A identidade de cada pessoa fundamenta-se num self real, que é também biológico, mas este self não é auto-subsistente, ele é descentrado do “si mesmo” e centrado no outro – verdadeiramente “é o outro”. Quando S. Paulo exprime a sua relação de amor com Cristo é nestes termos que o faz: “Já não sou eu que vivo, é Cristo que vive em mim” (Gal. 2,20). Paulo fala da sua identidade como de um “não-eu”, que não é uma anulação ontológica. Esta frase, independentemente do contexto religioso cristão em que se situa, tem um carácter paradigmático e exemplar, e por isso mesmo tem um sentido mais literal e existencialmente concreto do que pode parecer à primeira vista. Esta mesma experiência é feita por cada pessoa que vive numa relação de amor verdadeiro, de autêntica com-paixão. Há aqui uma negatividade do eu que não tem um significado em si mesma, ela tira o seu significado do facto de ser condição necessária da positividade-do-outro-em-mim, e reciprocamente, já que o mesmo raciocínio vale para a “não-existência” do “si mesmo” do outro como condição de possibilidade da positividade-de-mim-no-outro. Há aqui uma reciprocidade que só pode entender-se enquanto os dois pólos da relação acabam por ser na ordem da existência uma só realidade. Vê-se aqui como um novo paradigma se apresenta ultrapassando a racionalidade, quer da sociobiologia, quer do budismo.

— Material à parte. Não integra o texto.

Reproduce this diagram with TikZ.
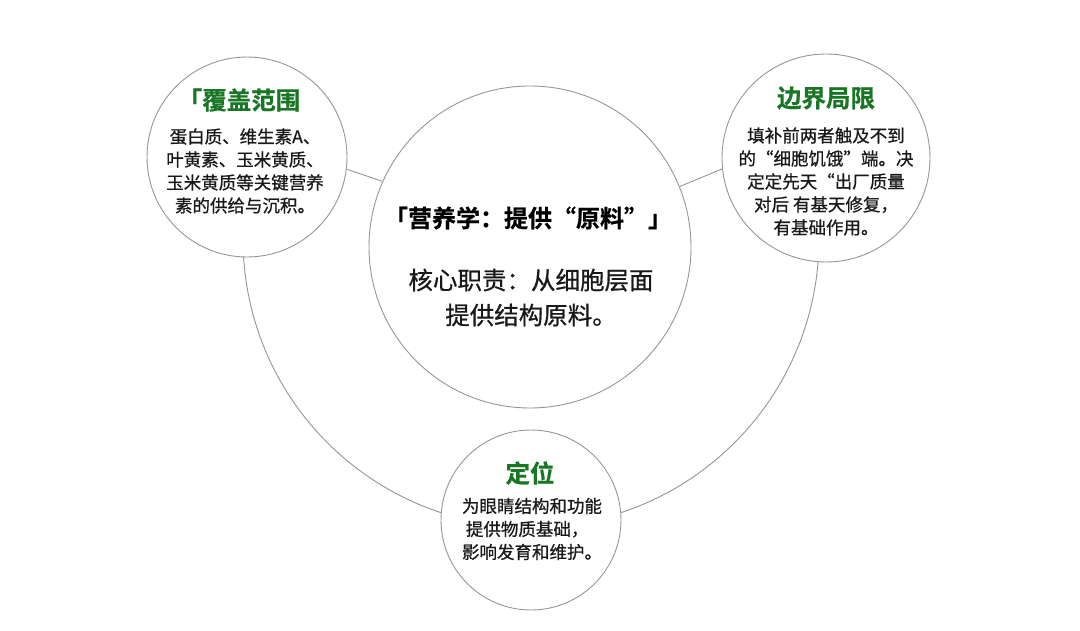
\documentclass[tikz,border=0pt]{standalone}
\usepackage{fontspec}
\setmainfont{Noto Sans CJK SC}
\newfontfamily\bodycjk[FakeBold=0.7]{Noto Sans CJK SC}
\newfontfamily\titlecjk[FakeBold=0.6]{Noto Sans CJK SC Bold}
\definecolor{ringgray}{RGB}{150,150,150}
\definecolor{titlegreen}{RGB}{24,118,36}
\definecolor{txtdark}{RGB}{25,25,25}
\begin{document}
\begin{tikzpicture}[x=1pt,y=-1pt,
  bubble/.style={circle,draw=ringgray,line width=0.9pt,fill=white,inner sep=0pt},
  conn/.style={draw=ringgray,line width=0.9pt},
  gtitle/.style={text=titlegreen,font=\titlecjk\fontsize{24.5}{28}\selectfont,inner sep=0pt},
  btext/.style={text=txtdark,font=\bodycjk\fontsize{17.5}{23}\selectfont,inner sep=0pt}]
\path[fill=white] (0,0) rectangle (1080,631);
\coordinate (arcC) at (531,239);
\draw[conn] (arcC) ++(176.8:288) arc[start angle=176.8,end angle=3.2,radius=288];
\node[bubble,minimum size=200pt] (L) at (247,157) {};
\node[bubble,minimum size=208pt] (R) at (826,158) {};
\node[bubble,minimum size=180pt] (B) at (531,520) {};
\node[bubble,minimum size=322pt] (C) at (530,247) {};
\draw[conn] (L.-7.4) -- (C.156.9);
\draw[conn] (C.22.6) -- (R.186.5);
% left
\node[gtitle] (Lt) at (239,100) {「覆盖范围};
\node[btext,align=center] (Lb) at (245,171) {蛋白质、维生素A、\\叶黄素、玉米黄质、\\玉米黄质等关键营养\\素的供给与沉积。};
% right
\node[gtitle] (Rt) at (826,98) {边界局限};
\node[btext,align=center] (Rb) at (826,181.5) {填补前两者触及不到\\的“细胞饥饿”端。决\\定定先天“出厂质量\\对后 有基天修复，\\有基础作用。};
% bottom
\node[gtitle] (Bt) at (530,473) {定位};
\node[btext,align=left] (Bb) at (532,529) {为眼睛结构和功能\\\ 提供物质基础，\\影响发育和维护。};
% center
\node[text=black,font=\titlecjk\fontsize{24}{28}\selectfont,inner sep=0pt] (Ct) at (528,218) {「营养学：提供“原料”」};
\node[text=txtdark,font=\bodycjk\fontsize{24.5}{35}\selectfont,align=center,inner sep=0pt] (Cb) at (531,297.5) {核心职责：从细胞层面\\提供结构原料。};
\end{tikzpicture}
\end{document}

Neste sentido, uma abordagem relacional da ética ultrapassa em muito a mera racionalidade de tipo kantiano. Em que sentido? A ética não pode ser apenas objecto de uma análise racional ao nível da linguagem e obedecendo apenas às regras da lógica e da gramática tradicionais. A linguagem ética tem também, de algum modo, uma natureza relacional. A verdade ética não é fundamentalmente a que resulta de um mero confronto argumentativo-racional entre dois seres humanos que se colocam diante um do outro, como se o desfecho de uma tal argumentação devesse saldar-se pela vitória de um sobre o outro. A ética só pode exprimir-se em discurso quando expressar uma relação pessoal inter-poiética, de amor, que dá origem a “um só discurso”. O vértice da ética é o amor, o amor recíproco, um amor em que quem ama se aniquila por amor do outro e renasce no amor recíproco do outro. É esta abordagem que as Ciências Cognitivas não podem fazer, porque a sua metodologia não é adequada a tal abordagem. Veremos no entanto que ela não está totalmente ausente dos textos cognitivos.